For each line below that includes the word "React", make a copy.

> **Given material**
--- Begin ---
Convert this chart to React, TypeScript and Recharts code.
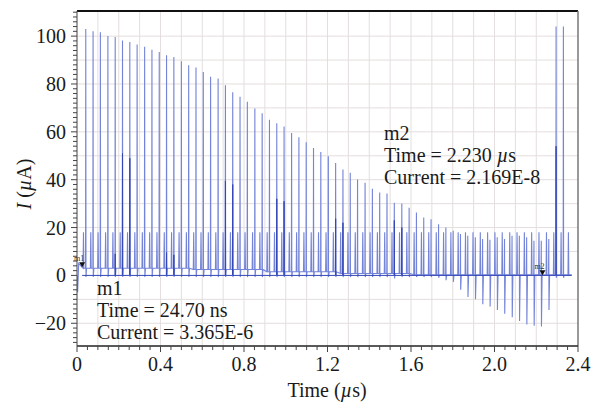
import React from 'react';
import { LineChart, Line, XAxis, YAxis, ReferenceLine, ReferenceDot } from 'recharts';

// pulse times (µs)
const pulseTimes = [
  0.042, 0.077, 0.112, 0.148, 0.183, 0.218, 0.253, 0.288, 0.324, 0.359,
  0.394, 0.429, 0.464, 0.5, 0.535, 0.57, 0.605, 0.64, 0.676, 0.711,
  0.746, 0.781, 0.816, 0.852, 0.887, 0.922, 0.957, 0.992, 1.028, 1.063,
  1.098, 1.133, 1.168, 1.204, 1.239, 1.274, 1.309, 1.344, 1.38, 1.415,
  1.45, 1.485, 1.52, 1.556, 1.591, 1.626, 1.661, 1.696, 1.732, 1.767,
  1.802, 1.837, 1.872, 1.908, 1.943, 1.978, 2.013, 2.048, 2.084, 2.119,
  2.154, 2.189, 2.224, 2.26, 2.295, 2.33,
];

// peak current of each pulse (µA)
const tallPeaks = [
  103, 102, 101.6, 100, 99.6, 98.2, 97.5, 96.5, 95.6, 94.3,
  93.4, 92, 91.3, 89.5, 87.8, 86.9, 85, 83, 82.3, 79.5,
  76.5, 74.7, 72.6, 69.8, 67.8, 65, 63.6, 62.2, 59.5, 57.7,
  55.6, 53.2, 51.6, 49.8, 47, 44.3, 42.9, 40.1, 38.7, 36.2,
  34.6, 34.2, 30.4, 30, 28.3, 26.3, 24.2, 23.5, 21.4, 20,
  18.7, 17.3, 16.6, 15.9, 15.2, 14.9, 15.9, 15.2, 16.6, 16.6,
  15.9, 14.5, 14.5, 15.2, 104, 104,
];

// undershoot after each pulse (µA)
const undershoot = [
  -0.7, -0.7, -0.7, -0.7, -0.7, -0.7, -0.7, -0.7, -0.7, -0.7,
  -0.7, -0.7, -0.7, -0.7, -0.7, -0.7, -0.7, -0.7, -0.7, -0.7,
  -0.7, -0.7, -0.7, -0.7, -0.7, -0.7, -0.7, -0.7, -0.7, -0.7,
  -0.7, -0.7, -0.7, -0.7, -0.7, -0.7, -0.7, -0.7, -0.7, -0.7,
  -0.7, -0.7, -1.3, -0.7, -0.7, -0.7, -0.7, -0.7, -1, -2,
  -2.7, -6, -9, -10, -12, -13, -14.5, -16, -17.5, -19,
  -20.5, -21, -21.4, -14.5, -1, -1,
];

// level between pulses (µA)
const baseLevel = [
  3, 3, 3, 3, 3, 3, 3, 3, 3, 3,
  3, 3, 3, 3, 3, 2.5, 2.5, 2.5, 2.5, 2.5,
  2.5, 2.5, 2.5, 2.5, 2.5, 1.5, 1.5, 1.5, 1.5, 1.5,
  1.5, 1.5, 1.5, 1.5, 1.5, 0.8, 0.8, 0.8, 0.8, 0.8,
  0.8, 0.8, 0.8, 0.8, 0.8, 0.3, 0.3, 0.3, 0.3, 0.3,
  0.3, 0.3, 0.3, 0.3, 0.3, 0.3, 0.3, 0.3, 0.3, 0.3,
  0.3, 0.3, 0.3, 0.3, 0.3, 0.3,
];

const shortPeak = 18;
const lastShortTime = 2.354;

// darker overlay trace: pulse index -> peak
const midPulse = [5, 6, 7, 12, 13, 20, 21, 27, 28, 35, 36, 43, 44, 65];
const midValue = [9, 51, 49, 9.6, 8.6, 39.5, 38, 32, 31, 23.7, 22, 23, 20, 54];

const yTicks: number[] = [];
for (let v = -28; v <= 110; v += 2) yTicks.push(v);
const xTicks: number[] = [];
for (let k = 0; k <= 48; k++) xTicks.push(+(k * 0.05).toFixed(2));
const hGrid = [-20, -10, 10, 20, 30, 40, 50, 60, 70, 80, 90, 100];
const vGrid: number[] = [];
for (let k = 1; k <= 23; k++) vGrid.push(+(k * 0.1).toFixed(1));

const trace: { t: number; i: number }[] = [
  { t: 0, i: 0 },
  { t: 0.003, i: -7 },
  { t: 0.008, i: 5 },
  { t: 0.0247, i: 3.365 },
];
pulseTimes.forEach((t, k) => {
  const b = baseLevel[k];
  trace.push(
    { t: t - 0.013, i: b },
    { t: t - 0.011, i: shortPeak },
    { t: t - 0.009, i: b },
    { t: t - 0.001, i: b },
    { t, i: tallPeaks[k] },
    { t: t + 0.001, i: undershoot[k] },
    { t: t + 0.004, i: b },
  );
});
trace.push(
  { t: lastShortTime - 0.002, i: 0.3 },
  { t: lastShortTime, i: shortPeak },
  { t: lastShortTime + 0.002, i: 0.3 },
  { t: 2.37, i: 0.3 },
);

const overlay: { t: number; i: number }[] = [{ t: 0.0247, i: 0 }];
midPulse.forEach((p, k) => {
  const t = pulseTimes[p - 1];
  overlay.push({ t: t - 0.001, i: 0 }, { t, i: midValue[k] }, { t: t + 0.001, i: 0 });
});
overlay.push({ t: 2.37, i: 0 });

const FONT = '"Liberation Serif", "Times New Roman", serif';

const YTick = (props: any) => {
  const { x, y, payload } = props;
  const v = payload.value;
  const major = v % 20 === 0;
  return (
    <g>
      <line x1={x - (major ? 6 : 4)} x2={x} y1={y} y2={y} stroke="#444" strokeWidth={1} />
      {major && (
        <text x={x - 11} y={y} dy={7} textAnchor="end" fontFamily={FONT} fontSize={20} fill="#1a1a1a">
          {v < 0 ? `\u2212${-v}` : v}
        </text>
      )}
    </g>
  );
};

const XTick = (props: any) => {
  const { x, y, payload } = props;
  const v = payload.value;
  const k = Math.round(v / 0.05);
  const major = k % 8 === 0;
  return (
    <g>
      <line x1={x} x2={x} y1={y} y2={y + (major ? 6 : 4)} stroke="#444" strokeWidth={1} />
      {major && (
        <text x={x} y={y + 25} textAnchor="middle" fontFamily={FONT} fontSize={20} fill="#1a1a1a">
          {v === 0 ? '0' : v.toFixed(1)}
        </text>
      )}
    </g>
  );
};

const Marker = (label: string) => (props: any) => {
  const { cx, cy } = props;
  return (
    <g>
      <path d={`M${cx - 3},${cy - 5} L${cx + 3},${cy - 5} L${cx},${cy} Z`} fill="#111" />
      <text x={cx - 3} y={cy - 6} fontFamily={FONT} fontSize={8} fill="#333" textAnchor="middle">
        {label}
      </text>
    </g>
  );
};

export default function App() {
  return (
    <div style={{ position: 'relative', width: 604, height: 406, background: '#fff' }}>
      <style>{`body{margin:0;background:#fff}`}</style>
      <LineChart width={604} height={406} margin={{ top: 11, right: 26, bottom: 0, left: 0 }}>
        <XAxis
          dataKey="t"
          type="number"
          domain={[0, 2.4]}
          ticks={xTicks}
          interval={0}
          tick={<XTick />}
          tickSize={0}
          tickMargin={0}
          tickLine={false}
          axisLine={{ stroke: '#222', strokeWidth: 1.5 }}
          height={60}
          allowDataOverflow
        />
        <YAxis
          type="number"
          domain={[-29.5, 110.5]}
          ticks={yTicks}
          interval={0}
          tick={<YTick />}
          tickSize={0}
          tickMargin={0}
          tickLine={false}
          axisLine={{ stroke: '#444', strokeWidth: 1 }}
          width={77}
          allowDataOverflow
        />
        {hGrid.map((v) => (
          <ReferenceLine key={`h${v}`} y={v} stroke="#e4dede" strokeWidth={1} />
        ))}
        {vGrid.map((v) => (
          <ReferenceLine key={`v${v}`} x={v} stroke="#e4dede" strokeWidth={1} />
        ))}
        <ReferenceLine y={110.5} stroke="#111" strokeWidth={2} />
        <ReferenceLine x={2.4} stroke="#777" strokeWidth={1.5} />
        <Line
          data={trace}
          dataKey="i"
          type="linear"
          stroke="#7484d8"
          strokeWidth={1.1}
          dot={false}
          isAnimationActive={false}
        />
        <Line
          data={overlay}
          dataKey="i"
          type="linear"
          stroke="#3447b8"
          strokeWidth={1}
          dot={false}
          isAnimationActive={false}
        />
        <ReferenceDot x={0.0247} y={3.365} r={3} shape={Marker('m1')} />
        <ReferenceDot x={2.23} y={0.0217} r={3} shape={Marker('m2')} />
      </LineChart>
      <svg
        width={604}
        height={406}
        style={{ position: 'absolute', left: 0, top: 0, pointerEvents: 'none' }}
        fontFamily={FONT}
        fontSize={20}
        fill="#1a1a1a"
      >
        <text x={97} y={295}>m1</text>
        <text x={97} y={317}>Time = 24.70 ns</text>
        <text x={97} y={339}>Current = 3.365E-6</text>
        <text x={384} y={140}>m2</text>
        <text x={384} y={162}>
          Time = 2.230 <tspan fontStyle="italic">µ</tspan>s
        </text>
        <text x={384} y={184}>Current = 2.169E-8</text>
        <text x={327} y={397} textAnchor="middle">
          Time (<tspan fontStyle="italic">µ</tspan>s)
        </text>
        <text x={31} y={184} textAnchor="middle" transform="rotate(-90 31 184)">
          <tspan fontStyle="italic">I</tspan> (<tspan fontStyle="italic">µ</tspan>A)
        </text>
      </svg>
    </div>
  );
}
--- End ---
> **Answer**
Convert this chart to React, TypeScript and Recharts code.
import React from 'react';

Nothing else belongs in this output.